> _Task goal_
Please retype the data in full and exactly; the pictures are not part of the copy.

★ ★ ★

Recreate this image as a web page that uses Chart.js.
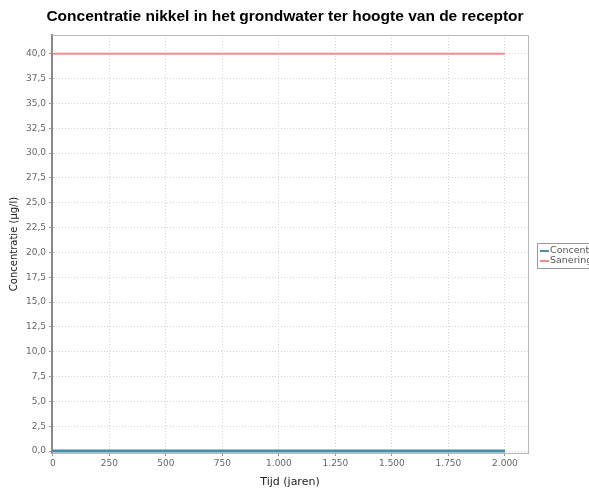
<!DOCTYPE html>
<html>
<head>
<meta charset="utf-8">
<script src="https://cdn.jsdelivr.net/npm/chart.js@4"></script>
<style>
    html, body { margin: 0; padding: 0; background: #fff; overflow: hidden; }
    #wrap { position: relative; width: 589px; height: 489px; }
</style>
</head>
<body>
<div id="wrap"><canvas id="grafiek" width="589" height="489"></canvas></div>
<script>
// ───── DATA ─────
const TITEL        = "Concentratie nikkel in het grondwater ter hoogte van de receptor";
const JAREN        = [0, 250, 500, 750, 1000, 1250, 1500, 1750, 2000];
const CONCENTRATIE = [0, 0, 0, 0, 0, 0, 0, 0, 0];
const SANERING     = [40, 40, 40, 40, 40, 40, 40, 40, 40];
const X_TICKS      = [0, 250, 500, 750, 1000, 1250, 1500, 1750, 2000];
const Y_TICKS      = [0, 2.5, 5, 7.5, 10, 12.5, 15, 17.5, 20, 22.5, 25, 27.5, 30, 32.5, 35, 37.5, 40];
const REEKSEN = [
    { label: "Concentratie",  data: CONCENTRATIE, color: "rgb(72,142,170)",  width: 3 },
    { label: "Saneringsnorm", data: SANERING,     color: "rgb(244,140,140)", width: 2 },
];

const FONT = "Tahoma, 'DejaVu Sans', sans-serif";

function fmtNL(v, dec) {
    // 1000 -> "1.000", 2.5 -> "2,5"
    let s = dec ? v.toFixed(dec) : String(Math.round(v));
    let [int, frac] = s.split(".");
    int = int.replace(/\B(?=(\d{3})+(?!\d))/g, ".");
    return frac !== undefined ? int + "," + frac : int;
}

// titel + plotkader + legenda rechts
const extraTekenen = {
    id: "extraTekenen",
    afterDraw(chart) {
        const ctx = chart.ctx;
        const a   = chart.chartArea;
        ctx.save();

        ctx.strokeStyle = "#b8b8b8";
        ctx.lineWidth = 1;
        ctx.setLineDash([]);
        ctx.beginPath();
        ctx.moveTo(a.left, a.top + 0.5);
        ctx.lineTo(a.right + 0.5, a.top + 0.5);
        ctx.lineTo(a.right + 0.5, a.bottom + 0.5);
        ctx.lineTo(a.left, a.bottom + 0.5);
        ctx.stroke();

        ctx.fillStyle = "#000";
        ctx.font = "bold 15.5px 'Liberation Sans', Arial, sans-serif";
        ctx.textAlign = "center";
        ctx.textBaseline = "middle";
        ctx.fillText(TITEL, 285, 17);

        const lx = 537, ly = 243;
        ctx.strokeStyle = "#999";
        ctx.strokeRect(lx + 0.5, ly + 0.5, 80, 25);
        ctx.font = "9.5px " + FONT;
        ctx.textAlign = "left";
        REEKSEN.forEach((r, i) => {
            const y = ly + 8 + i * 10;
            ctx.strokeStyle = r.color;
            ctx.lineWidth = 2;
            ctx.beginPath();
            ctx.moveTo(lx + 3, y);
            ctx.lineTo(lx + 12, y);
            ctx.stroke();
            ctx.fillStyle = "#555";
            ctx.fillText(r.label, lx + 13, y);
        });
        ctx.restore();
    }
};

new Chart(document.getElementById("grafiek").getContext("2d"), {
    type: "line",
    data: {
        datasets: REEKSEN.map(r => ({
            label: r.label,
            data: JAREN.map((j, i) => ({ x: j, y: r.data[i] })),
            borderColor: r.color,
            backgroundColor: r.color,
            borderWidth: r.width,
            pointRadius: 0,
            tension: 0,
        })).reverse()
    },
    options: {
        responsive: false,
        animation: false,
        layout: { padding: { top: 35, right: 61, left: 8, bottom: 0 } },
        plugins: {
            legend: { display: false },
            title: { display: false },
            tooltip: { enabled: false },
        },
        scales: {
            x: {
                type: "linear",
                min: -4, max: 2102,
                afterBuildTicks: s => { s.ticks = X_TICKS.map(v => ({ value: v })); },
                afterFit: s => { s.height = 36; },
                grid: { color: "#d4d4d4", tickLength: 3, tickColor: "#999", tickBorderDash: [] },
                border: { display: true, color: "#999", width: 1, dash: [1, 2] },
                ticks: { color: "#666", font: { family: FONT, size: 9 }, padding: 2, maxRotation: 0,
                         callback: v => fmtNL(v, 0) },
                title: { display: true, text: "Tijd (jaren)", color: "#222", font: { family: FONT, size: 11 }, padding: { top: 0, bottom: 0 } },
            },
            y: {
                type: "linear",
                min: -0.2, max: 41.9,
                afterBuildTicks: s => { s.ticks = Y_TICKS.map(v => ({ value: v })); },
                afterFit: s => { s.width = 44; },
                grid: { color: "#d4d4d4", tickLength: 3, tickColor: "#999", tickBorderDash: [] },
                border: { display: true, color: "#888", width: 2, dash: [1, 2] },
                ticks: { color: "#666", font: { family: FONT, size: 9 }, padding: 3,
                         callback: v => fmtNL(v, 1) },
                title: { display: true, text: "Concentratie (µg/l)", color: "#222", font: { family: FONT, size: 10 }, padding: { top: 0, bottom: 0 } },
            }
        }
    },
    plugins: [extraTekenen]
});
</script>
</body>
</html>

★ ★ ★

> _Output of the task_
Recreate this image as a web page that uses Chart.js.
<!DOCTYPE html>
<html>
<head>
<meta charset="utf-8">
<script src="https://cdn.jsdelivr.net/npm/chart.js@4"></script>
<style>
    html, body { margin: 0; padding: 0; background: #fff; overflow: hidden; }
    #wrap { position: relative; width: 589px; height: 489px; }
</style>
</head>
<body>
<div id="wrap"><canvas id="grafiek" width="589" height="489"></canvas></div>
<script>
// ───── DATA ─────
const TITEL        = "Concentratie nikkel in het grondwater ter hoogte van de receptor";
const JAREN        = [0, 250, 500, 750, 1000, 1250, 1500, 1750, 2000];
const CONCENTRATIE = [0, 0, 0, 0, 0, 0, 0, 0, 0];
const SANERING     = [40, 40, 40, 40, 40, 40, 40, 40, 40];
const X_TICKS      = [0, 250, 500, 750, 1000, 1250, 1500, 1750, 2000];
const Y_TICKS      = [0, 2.5, 5, 7.5, 10, 12.5, 15, 17.5, 20, 22.5, 25, 27.5, 30, 32.5, 35, 37.5, 40];
const REEKSEN = [
    { label: "Concentratie",  data: CONCENTRATIE, color: "rgb(72,142,170)",  width: 3 },
    { label: "Saneringsnorm", data: SANERING,     color: "rgb(244,140,140)", width: 2 },
];

const FONT = "Tahoma, 'DejaVu Sans', sans-serif";

function fmtNL(v, dec) {
    // 1000 -> "1.000", 2.5 -> "2,5"
    let s = dec ? v.toFixed(dec) : String(Math.round(v));
    let [int, frac] = s.split(".");
    int = int.replace(/\B(?=(\d{3})+(?!\d))/g, ".");
    return frac !== undefined ? int + "," + frac : int;
}

// titel + plotkader + legenda rechts
const extraTekenen = {
    id: "extraTekenen",
    afterDraw(chart) {
        const ctx = chart.ctx;
        const a   = chart.chartArea;
        ctx.save();

        ctx.strokeStyle = "#b8b8b8";
        ctx.lineWidth = 1;
        ctx.setLineDash([]);
        ctx.beginPath();
        ctx.moveTo(a.left, a.top + 0.5);
        ctx.lineTo(a.right + 0.5, a.top + 0.5);
        ctx.lineTo(a.right + 0.5, a.bottom + 0.5);
        ctx.lineTo(a.left, a.bottom + 0.5);
        ctx.stroke();

        ctx.fillStyle = "#000";
        ctx.font = "bold 15.5px 'Liberation Sans', Arial, sans-serif";
        ctx.textAlign = "center";
        ctx.textBaseline = "middle";
        ctx.fillText(TITEL, 285, 17);

        const lx = 537, ly = 243;
        ctx.strokeStyle = "#999";
        ctx.strokeRect(lx + 0.5, ly + 0.5, 80, 25);
        ctx.font = "9.5px " + FONT;
        ctx.textAlign = "left";
        REEKSEN.forEach((r, i) => {
            const y = ly + 8 + i * 10;
            ctx.strokeStyle = r.color;
            ctx.lineWidth = 2;
            ctx.beginPath();
            ctx.moveTo(lx + 3, y);
            ctx.lineTo(lx + 12, y);
            ctx.stroke();
            ctx.fillStyle = "#555";
            ctx.fillText(r.label, lx + 13, y);
        });
        ctx.restore();
    }
};

new Chart(document.getElementById("grafiek").getContext("2d"), {
    type: "line",
    data: {
        datasets: REEKSEN.map(r => ({
            label: r.label,
            data: JAREN.map((j, i) => ({ x: j, y: r.data[i] })),
            borderColor: r.color,
            backgroundColor: r.color,
            borderWidth: r.width,
            pointRadius: 0,
            tension: 0,
        })).reverse()
    },
    options: {
        responsive: false,
        animation: false,
        layout: { padding: { top: 35, right: 61, left: 8, bottom: 0 } },
        plugins: {
            legend: { display: false },
            title: { display: false },
            tooltip: { enabled: false },
        },
        scales: {
            x: {
                type: "linear",
                min: -4, max: 2102,
                afterBuildTicks: s => { s.ticks = X_TICKS.map(v => ({ value: v })); },
                afterFit: s => { s.height = 36; },
                grid: { color: "#d4d4d4", tickLength: 3, tickColor: "#999", tickBorderDash: [] },
                border: { display: true, color: "#999", width: 1, dash: [1, 2] },
                ticks: { color: "#666", font: { family: FONT, size: 9 }, padding: 2, maxRotation: 0,
                         callback: v => fmtNL(v, 0) },
                title: { display: true, text: "Tijd (jaren)", color: "#222", font: { family: FONT, size: 11 }, padding: { top: 0, bottom: 0 } },
            },
            y: {
                type: "linear",
                min: -0.2, max: 41.9,
                afterBuildTicks: s => { s.ticks = Y_TICKS.map(v => ({ value: v })); },
                afterFit: s => { s.width = 44; },
                grid: { color: "#d4d4d4", tickLength: 3, tickColor: "#999", tickBorderDash: [] },
                border: { display: true, color: "#888", width: 2, dash: [1, 2] },
                ticks: { color: "#666", font: { family: FONT, size: 9 }, padding: 3,
                         callback: v => fmtNL(v, 1) },
                title: { display: true, text: "Concentratie (µg/l)", color: "#222", font: { family: FONT, size: 10 }, padding: { top: 0, bottom: 0 } },
            }
        }
    },
    plugins: [extraTekenen]
});
</script>
</body>
</html>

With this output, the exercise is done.